5.4 Testing and Acceptance

Hyper Digital will exercise commercially reasonable efforts to test Deliverables requiring testing and to make all necessary corrections prior to providing Deliverables to Client. Client, within 5 business days of receipt of each Deliverable, shall notify Hyper Digital, in writing, of any failure of such Deliverable to comply with the specifications set forth in the Proposal, or of any other objections, corrections, changes or amendments Client wishes made to such Deliverable. Any such written notice shall be sufficient to identify with clarity any objection, correction or change or amendment, and Hyper Digital will undertake to make the same in a commercially timely manner. Any and all objections, corrections, changes or amendments shall be subject to the terms and conditions of this Agreement. In the absence of such notice from Client, the Deliverable shall be deemed accepted.


6.1 Client acknowledges that it shall be responsible for performing the following in a reasonable and timely manner:

(a) coordination of any decision-making with parties other than the Hyper Digital;

(b) provision of Client Content in a form suitable for reproduction or incorporation into the Deliverables without further preparation, unless otherwise expressly provided in the Proposal; and

(c) final proofreading and in the event that Client has approved Deliverables but errors, such as, by way of example, not limitation, typographic errors or misspellings, remain in the finished product, Client shall incur the cost of correcting such errors.

(d) on-time payment of all accounts


7.1 Hyper Digital retains the right to reproduce, publish and display the Deliverables in Hyper Digital’s portfolios and websites, and in galleries, design periodicals and other media or exhibits for the purposes of recognition of creative excellence or professional advancement, and to be credited with authorship of the Deliverables in connection with such uses. Either party, subject to the other’s reasonable approval, may describe its role in relation to the Project and, if applicable, the services provided to the other party on its website and in other promotional materials, and, if not expressly objected to, include a link to the other party’s website. 


8.1 Each party acknowledges that in connection with this Agreement it may receive certain confidential or proprietary technical and business information and materials of the other party, including without limitation Preliminary Works (“Confidential Information”). Each party, its agents and employees shall hold and maintain in strict confidence all Confidential Information, shall not disclose Confidential Information to any third party, and shall not use any Confidential Information except as may be necessary to perform its obligations under the Proposal except as may be required by a court or governmental authority. Notwithstanding the foregoing, Confidential Information shall not include any information that is in the public domain or becomes publicly known through no fault of the receiving party or is otherwise properly received from a third party without an obligation of confidentiality. 
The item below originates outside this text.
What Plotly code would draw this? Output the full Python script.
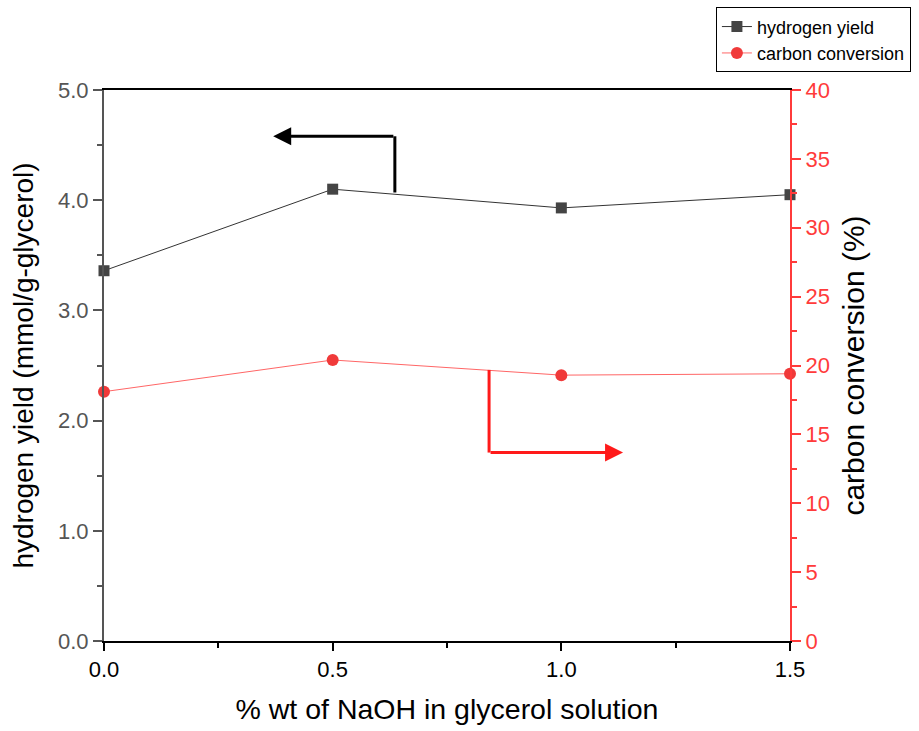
import plotly.graph_objects as go

naoh = [0.0, 0.5, 1.0, 1.5]
hydrogen_yield = [3.36, 4.10, 3.93, 4.05]
carbon_conversion = [18.1, 20.4, 19.3, 19.4]

FONT = "Liberation Sans, Arial, sans-serif"
GRAY = "#555555"
RED = "#ff3b3b"

fig = go.Figure()
fig.add_trace(go.Scatter(
    x=naoh, y=hydrogen_yield, name="hydrogen yield", mode="lines+markers",
    line=dict(color="#333333", width=1),
    marker=dict(symbol="square", size=11, color="#444444"),
    cliponaxis=False,
))
fig.add_trace(go.Scatter(
    x=naoh, y=carbon_conversion, name="carbon conversion", mode="lines+markers",
    line=dict(color="#ff6666", width=1),
    marker=dict(symbol="circle", size=12, color="#f03a3a"),
    yaxis="y2", cliponaxis=False,
))

# indicator arrows (x in data, y in left-axis units)
black_arrow = dict(x0=0.636, y_low=4.07, y_high=4.58, x_tip=0.37)
red_arrow = dict(x0=0.842, y_high=2.46, y_low=1.71, x_tip=1.135)

fig.add_shape(type="line", xref="x", yref="y",
              x0=black_arrow["x0"], x1=black_arrow["x0"],
              y0=black_arrow["y_low"], y1=black_arrow["y_high"],
              line=dict(color="black", width=3))
fig.add_annotation(x=black_arrow["x_tip"], y=black_arrow["y_high"],
                   ax=black_arrow["x0"], ay=black_arrow["y_high"],
                   xref="x", yref="y", axref="x", ayref="y",
                   showarrow=True, arrowhead=2, arrowsize=1.2, arrowwidth=3,
                   arrowcolor="black", text="")
fig.add_shape(type="line", xref="x", yref="y",
              x0=red_arrow["x0"], x1=red_arrow["x0"],
              y0=red_arrow["y_high"], y1=red_arrow["y_low"],
              line=dict(color="#ff1a1a", width=3))
fig.add_annotation(x=red_arrow["x_tip"], y=red_arrow["y_low"],
                   ax=red_arrow["x0"], ay=red_arrow["y_low"],
                   xref="x", yref="y", axref="x", ayref="y",
                   showarrow=True, arrowhead=2, arrowsize=1.2, arrowwidth=3,
                   arrowcolor="#ff1a1a", text="")

fig.update_layout(
    width=919, height=731,
    margin=dict(l=104, r=129, t=90, b=90, autoexpand=False),
    plot_bgcolor="white", paper_bgcolor="white",
    font=dict(family=FONT, size=22, color="black"),
    showlegend=True,
    legend=dict(x=0.892, y=1.15, xanchor="left", yanchor="top",
                bordercolor="black", borderwidth=1, bgcolor="white",
                font=dict(size=18, color="black"),
                tracegroupgap=0, itemwidth=30),
    xaxis=dict(
        range=[0, 1.5], tickvals=[0, 0.5, 1.0, 1.5], ticktext=["0.0", "0.5", "1.0", "1.5"],
        showline=True, linecolor="black", linewidth=2, mirror=True,
        ticks="outside", ticklen=8, tickwidth=2, tickcolor="black",
        minor=dict(ticks="outside", ticklen=5, tickwidth=1.5, tickcolor="black", dtick=0.25),
        showgrid=False, zeroline=False, automargin=False,
        tickfont=dict(size=22, color="black"),
        title=dict(text="% wt of NaOH in glycerol solution", font=dict(size=28.5), standoff=18),
    ),
    yaxis=dict(
        range=[0, 5], tickvals=[0, 1, 2, 3, 4, 5],
        ticktext=["0.0", "1.0", "2.0", "3.0", "4.0", "5.0"],
        showline=True, linecolor=GRAY, linewidth=2,
        ticks="outside", ticklen=9, tickwidth=2, tickcolor=GRAY,
        minor=dict(ticks="outside", ticklen=5, tickwidth=1.5, tickcolor=GRAY, dtick=0.5),
        showgrid=False, zeroline=False, automargin=False,
        tickfont=dict(size=22, color=GRAY),
        title=dict(text="hydrogen yield (mmol/g-glycerol)", font=dict(size=28), standoff=16),
    ),
    yaxis2=dict(
        range=[0, 40], tickvals=[0, 5, 10, 15, 20, 25, 30, 35, 40],
        overlaying="y", side="right",
        showline=True, linecolor=RED, linewidth=2,
        ticks="outside", ticklen=9, tickwidth=2, tickcolor=RED,
        minor=dict(ticks="outside", ticklen=5, tickwidth=1.5, tickcolor=RED, dtick=2.5),
        showgrid=False, zeroline=False, automargin=False,
        tickfont=dict(size=22, color=RED),
        title=dict(text="carbon conversion (%)", font=dict(size=30, color="black"), standoff=14),
    ),
)

fig.write_html("out.html")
9.1 Hyper Digital is an independent business and shall provide the Services under the general direction of Client, but Hyper Digital shall determine, in Hyper Digital’s sole discretion, the manner and means by which the Services are accomplished. This Agreement does not create a partnership or joint venture and neither party is authorised to act as agent or bind the other party except as expressly stated in this Agreement. Hyper Digital and the work product or Deliverables prepared by Hyper Digital shall not be deemed a work for hire as that term is defined under Copyright Law. All rights, if any, granted to the Client are contractual in nature and are wholly defined by the express written agreement of the parties and the various terms and conditions of this Agreement.

9.2 Hyper Digital Agents

Hyper Digital shall be permitted to engage and/or use third party designers, developers or other service providers as independent contractors in connection with the Services. Notwithstanding, Hyper Digital shall remain fully responsible for such third parties’ compliance with the various terms and conditions of this Agreement.

9.3 No Exclusivity 

The parties expressly acknowledge that this Agreement does not create an exclusive relationship between the parties. Client is free to engage others to perform services of the same or similar nature to those provided by Hyper Digital, and Hyper Digital shall be entitled to offer and provide design services to others, solicit other clients and otherwise advertise the services offered by Hyper Digital.
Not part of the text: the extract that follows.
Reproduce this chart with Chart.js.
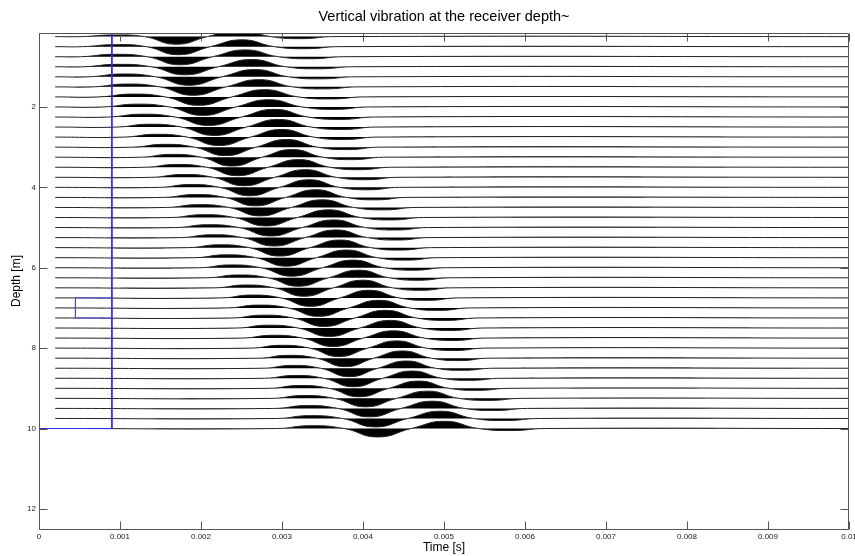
<!DOCTYPE html>
<html>
<head>
<meta charset="utf-8">
<title>Vertical vibration</title>
<script src="https://cdn.jsdelivr.net/npm/chart.js@4.4.1/dist/chart.umd.min.js"></script>
<style>
  html, body { margin: 0; padding: 0; background: #fff; }
</style>
</head>
<body>
<canvas id="grafico" width="855" height="556"></canvas>
<script>

// receiver depths [m], one trace each
const depths = [
  0.25, 0.5, 0.75, 1.0, 1.25, 1.5, 1.75, 2.0, 2.25, 2.5,
  2.75, 3.0, 3.25, 3.5, 3.75, 4.0, 4.25, 4.5, 4.75, 5.0,
  5.25, 5.5, 5.75, 6.0, 6.25, 6.5, 6.75, 7.0, 7.25, 7.5,
  7.75, 8.0, 8.25, 8.5, 8.75, 9.0, 9.25, 9.5, 9.75, 10.0
];

// time of the main trough and of the main peak on each trace [s]
const troughTime = [
  0.00169, 0.00172, 0.00174, 0.00180, 0.00185, 0.00190, 0.00197, 0.00202, 0.00209, 0.00216,
  0.00222, 0.00230, 0.00238, 0.00245, 0.00253, 0.00260, 0.00267, 0.00273, 0.00280, 0.00286,
  0.00290, 0.00297, 0.00305, 0.00312, 0.00320, 0.00327, 0.00335, 0.00345, 0.00352, 0.00358,
  0.00363, 0.00370, 0.00378, 0.00383, 0.00388, 0.00395, 0.00403, 0.00408, 0.00415, 0.00418
];
const peakTime = [
  0.00247, 0.00251, 0.00255, 0.00263, 0.00267, 0.00272, 0.00279, 0.00284, 0.00291, 0.00296,
  0.00300, 0.00306, 0.00313, 0.00321, 0.00329, 0.00334, 0.00342, 0.00350, 0.00358, 0.00364,
  0.00367, 0.00372, 0.00380, 0.00388, 0.00395, 0.00400, 0.00408, 0.00420, 0.00428, 0.00434,
  0.00438, 0.00442, 0.00449, 0.00454, 0.00461, 0.00469, 0.00480, 0.00486, 0.00496, 0.00501
];

// lobe amplitudes, in depth units [m]
const troughAmp = [
  0.19, 0.20, 0.20, 0.20, 0.21, 0.21, 0.21, 0.21, 0.21, 0.21,
  0.21, 0.21, 0.22, 0.21, 0.21, 0.21, 0.21, 0.21, 0.21, 0.21,
  0.21, 0.21, 0.21, 0.21, 0.21, 0.21, 0.21, 0.21, 0.21, 0.21,
  0.21, 0.21, 0.21, 0.21, 0.21, 0.21, 0.21, 0.21, 0.21, 0.21
];
const peakAmp = [
  0.18, 0.17, 0.17, 0.18, 0.18, 0.18, 0.18, 0.18, 0.19, 0.19,
  0.19, 0.19, 0.19, 0.19, 0.19, 0.19, 0.19, 0.19, 0.19, 0.19,
  0.19, 0.19, 0.19, 0.19, 0.19, 0.19, 0.19, 0.19, 0.19, 0.19,
  0.18, 0.18, 0.18, 0.18, 0.18, 0.18, 0.18, 0.18, 0.18, 0.18
];
const leadAmp = [
  0.04, 0.05, 0.06, 0.06, 0.07, 0.07, 0.07, 0.07, 0.07, 0.07,
  0.07, 0.07, 0.07, 0.07, 0.07, 0.07, 0.07, 0.07, 0.07, 0.07,
  0.07, 0.07, 0.07, 0.07, 0.07, 0.07, 0.07, 0.07, 0.07, 0.07,
  0.07, 0.07, 0.07, 0.07, 0.07, 0.07, 0.07, 0.07, 0.07, 0.07
];
const tailAmp = [
  0.05, 0.05, 0.05, 0.05, 0.05, 0.05, 0.05, 0.06, 0.06, 0.06,
  0.06, 0.06, 0.06, 0.06, 0.06, 0.06, 0.06, 0.06, 0.06, 0.06,
  0.06, 0.06, 0.06, 0.06, 0.06, 0.06, 0.06, 0.06, 0.06, 0.06,
  0.06, 0.06, 0.06, 0.05, 0.05, 0.05, 0.05, 0.05, 0.05, 0.05
];

const traceStart = 0.0002;
const traceEnd = 0.01;

const timeTicks = [0, 0.001, 0.002, 0.003, 0.004, 0.005, 0.006, 0.007, 0.008, 0.009, 0.01];
const timeLabels = ['0', '0.001', '0.002', '0.003', '0.004', '0.005', '0.006', '0.007', '0.008', '0.009', '0.01'];
const depthTicks = [2, 4, 6, 8, 10, 12];
const depthMin = 0.16;
const depthMax = 12.5;

// blue marker lines
const markerTime = [0.0009, 0.0009, 0];
const markerDepth = [depthMin, 10, 10];
const bracketTime = [0.0009, 0.00045, 0.00045, 0.0009];
const bracketDepth = [6.75, 6.75, 7.25, 7.25];

const fuente = 'Liberation Sans, Arial, Helvetica, sans-serif';

// one wiggle: lead lobe, trough, peak, tail lobe, zero crossings between them
function puntosTraza(i) {
  const d = depths[i];
  const t1 = troughTime[i];
  const t2 = peakTime[i];
  const paso = t2 - t1;
  const t0 = t1 - paso;
  const t3 = t2 + paso;
  return [
    {x: traceStart, y: d},
    {x: t0 - paso / 2, y: d},
    {x: t0, y: d - leadAmp[i]},
    {x: (t0 + t1) / 2, y: d},
    {x: t1, y: d + troughAmp[i]},
    {x: (t1 + t2) / 2, y: d},
    {x: t2, y: d - peakAmp[i]},
    {x: (t2 + t3) / 2, y: d},
    {x: t3, y: d + tailAmp[i]},
    {x: t3 + paso / 2, y: d},
    {x: traceEnd, y: d}
  ];
}

const trazas = depths.map((d, i) => ({
  data: puntosTraza(i),
  borderColor: '#222',
  backgroundColor: '#000',
  borderWidth: 1,
  pointRadius: 0,
  tension: 0.5,
  fill: {value: d},
  order: 1
}));

const marcadores = [
  {
    data: markerTime.map((t, i) => ({x: t, y: markerDepth[i]})),
    borderColor: '#2a2aff',
    borderWidth: 1,
    pointRadius: 0,
    fill: false,
    order: 0
  },
  {
    data: bracketTime.map((t, i) => ({x: t, y: bracketDepth[i]})),
    borderColor: '#4a4ad8',
    borderWidth: 1,
    pointRadius: 0,
    fill: false,
    order: 0
  }
];

// axes box with inward ticks on all four sides
const marcoEjes = {
  id: 'marcoEjes',
  afterDatasetsDraw(chart) {
    const {ctx, chartArea: a, scales: {x, y}} = chart;
    const l = Math.round(a.left) + 0.5;
    const r = Math.round(a.right) - 0.5;
    const t = Math.round(a.top) + 0.5;
    const b = Math.round(a.bottom) + 0.5;
    const largo = 8;
    ctx.save();
    ctx.strokeStyle = '#555';
    ctx.lineWidth = 1;
    ctx.beginPath();
    ctx.rect(l, t, r - l, b - t);
    timeTicks.forEach(v => {
      const px = Math.round(x.getPixelForValue(v)) + 0.5;
      ctx.moveTo(px, b);
      ctx.lineTo(px, b - largo);
      ctx.moveTo(px, t);
      ctx.lineTo(px, t + largo);
    });
    depthTicks.forEach(v => {
      const py = Math.round(y.getPixelForValue(v)) + 0.5;
      ctx.moveTo(l, py);
      ctx.lineTo(l + largo, py);
      ctx.moveTo(r, py);
      ctx.lineTo(r - largo, py);
    });
    ctx.stroke();
    ctx.restore();
  }
};

new Chart(document.querySelector('#grafico'), {
  type: 'line',
  data: {
    datasets: marcadores.concat(trazas)
  },
  options: {
    responsive: false,
    animation: false,
    events: [],
    layout: {
      padding: {top: 0, left: 0, right: 6, bottom: 0}
    },
    scales: {
      x: {
        type: 'linear',
        min: 0,
        max: 0.01,
        afterBuildTicks: s => { s.ticks = timeTicks.map(v => ({value: v})); },
        afterFit: s => { s.height = 27; s.paddingLeft = 0; s.paddingRight = 0; },
        grid: {display: false, drawTicks: false},
        border: {display: false},
        ticks: {
          autoSkip: false,
          maxRotation: 0,
          padding: 3,
          color: '#222',
          font: {family: fuente, size: 8},
          callback: (v, i) => timeLabels[i]
        },
        title: {
          display: true,
          text: 'Time [s]',
          color: '#000',
          font: {family: fuente, size: 12},
          padding: {top: 0, bottom: 1}
        }
      },
      y: {
        type: 'linear',
        reverse: true,
        min: depthMin,
        max: depthMax,
        afterBuildTicks: s => { s.ticks = depthTicks.map(v => ({value: v})); },
        afterFit: s => { s.width = 39; s.paddingTop = 0; s.paddingBottom = 0; },
        grid: {display: false, drawTicks: false},
        border: {display: false},
        ticks: {
          autoSkip: false,
          padding: 3,
          color: '#222',
          font: {family: fuente, size: 8},
          callback: v => String(v)
        },
        title: {
          display: true,
          text: 'Depth [m]',
          color: '#000',
          font: {family: fuente, size: 12},
          padding: {top: 9, bottom: 0}
        }
      }
    },
    plugins: {
      legend: {display: false},
      tooltip: {enabled: false},
      title: {
        display: true,
        fullSize: false,
        text: 'Vertical vibration at the receiver depth~',
        color: '#000',
        font: {family: fuente, size: 14.5, weight: 'normal'},
        padding: {top: 8, bottom: 7.6}
      }
    }
  },
  plugins: [marcoEjes]
});
</script>
</body>
</html>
10.1 Client Warranties and Representations 

The Client represents, warrants and covenants to Hyper Digital that:

(a) Client owns all right, title, and interest in, or otherwise has full right and authority to permit the use of the Client Content,

(b) to the best of Client’s knowledge, the Client Content does not infringe the rights of any third party, and use of the Client Content as well as any Trademarks in connection with the Project does not and will not violate the rights of any third parties,

(c) Client shall comply with the terms and conditions of any licensing agreements which govern the use of Third Party Materials, and

(d) Client shall comply with all laws and regulations as they relate to the Services and Deliverables.

10.2 Hyper Digital Warranties and Representations
Hyper Digital hereby represents, warrants and covenants to Client that:

(a) Hyper Digital will provide the Services identified in the Agreement in a professional and workmanlike manner and in accordance with all reasonable professional standards for such Services.
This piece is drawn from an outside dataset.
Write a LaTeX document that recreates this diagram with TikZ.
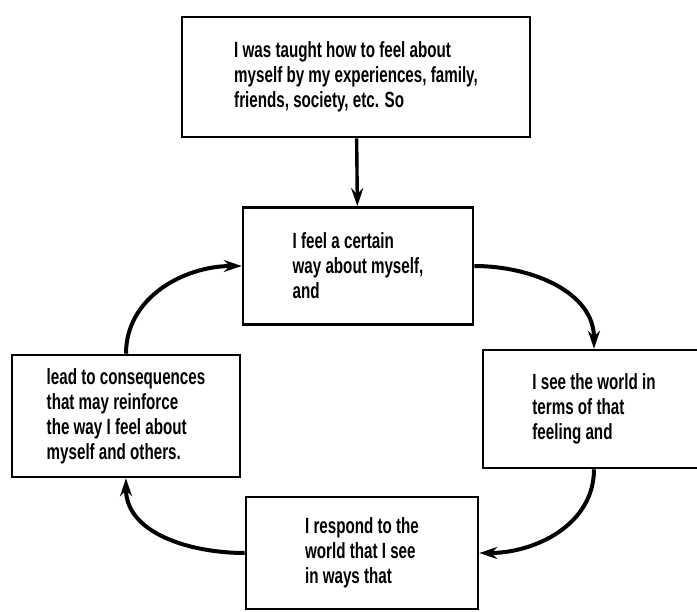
\documentclass[tikz,border=0pt]{standalone}
\usepackage{fontspec}
\setmainfont{Liberation Sans}[FakeStretch=0.69]
\usetikzlibrary{arrows.meta}

\begin{document}
\begin{tikzpicture}[x=1pt,y=-1pt]

    % Box style
    \tikzset{
        box/.style={draw, line width=2.6pt, align=left, inner sep=0pt,
            font=\bfseries\fontsize{22}{25}\selectfont},
        loop/.style={line width=4pt, -{Stealth[length=18pt,width=12pt]}}
    }

    \useasboundingbox (0,0) rectangle (697,612);

    % Boxes
    \node[box, minimum width=348pt, minimum height=120pt] (TAUGHT) at (356,77)
        {I was taught how to feel about\\myself by my experiences, family,\\friends, society, etc. So};
    \node[box, minimum width=230pt, minimum height=117pt] (FEEL) at (358,266)
        {I feel a certain\\way about myself,\\and};
    \node[box, minimum width=222pt, minimum height=118pt] (SEE) at (594,409)
        {I see the world in\\terms of that\\feeling and};
    \node[box, minimum width=232pt, minimum height=112pt] (RESPOND) at (362,553)
        {I respond to the\\world that I see\\in ways that};
    \node[box, minimum width=228pt, minimum height=122pt] (LEAD) at (126,416)
        {lead to consequences\\that may reinforce\\the way I feel about\\myself and others.};

    % Arrows
    \draw[loop, line width=3.4pt] (TAUGHT) -- (FEEL);
    \draw[loop] (FEEL.east) to[out=0, in=90] (SEE.north);
    \draw[loop] (SEE.south) to[out=-90, in=0] (RESPOND.east);
    \draw[loop] (RESPOND.west) to[out=180, in=-90] (LEAD.south);
    \draw[loop] (LEAD.north) to[out=90, in=180] (FEEL.west);
\end{tikzpicture}
\end{document}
(b) Hyper Digital further represents, warrants and covenants to Client that

(i) except for Third Party Materials and Client Content, the Final Deliverables shall be the original work of Hyper Digital and/or its independent contractors,

(ii) in the event that the Final Deliverables include the work of independent contractors commissioned for the Project by Hyper Digital, Hyper Digital shall have secure agreements from such contractors granting all necessary rights, title, and interest in and to the Final Deliverables sufficient for Hyper Digital to grant the intellectual property rights provided in this Agreement, and

(iii) to the best of Hyper Digital’s knowledge, the Final Art provided by Hyper Digital and Hyper Digital’s subcontractors does not infringe the rights of any party, and use of same in connection with the Project will not violate the rights of any third parties. In the event Client or third parties modify or otherwise use the Deliverables outside of the scope or for any purpose not identified in the Proposal or this Agreement or contrary to the terms and conditions noted herein, all representations and warranties of Hyper Digital shall be void.

(c) Except for the express representations and warranties stated in this agreement, Hyper Digital makes no warranties whatsoever, Hyper Digital explicitly disclaims any other warranties of any kind, either express or implied, including but not limited to warranties of merchantability or fitness for a particular purpose or compliance with laws or government rules or regulations applicable to the project.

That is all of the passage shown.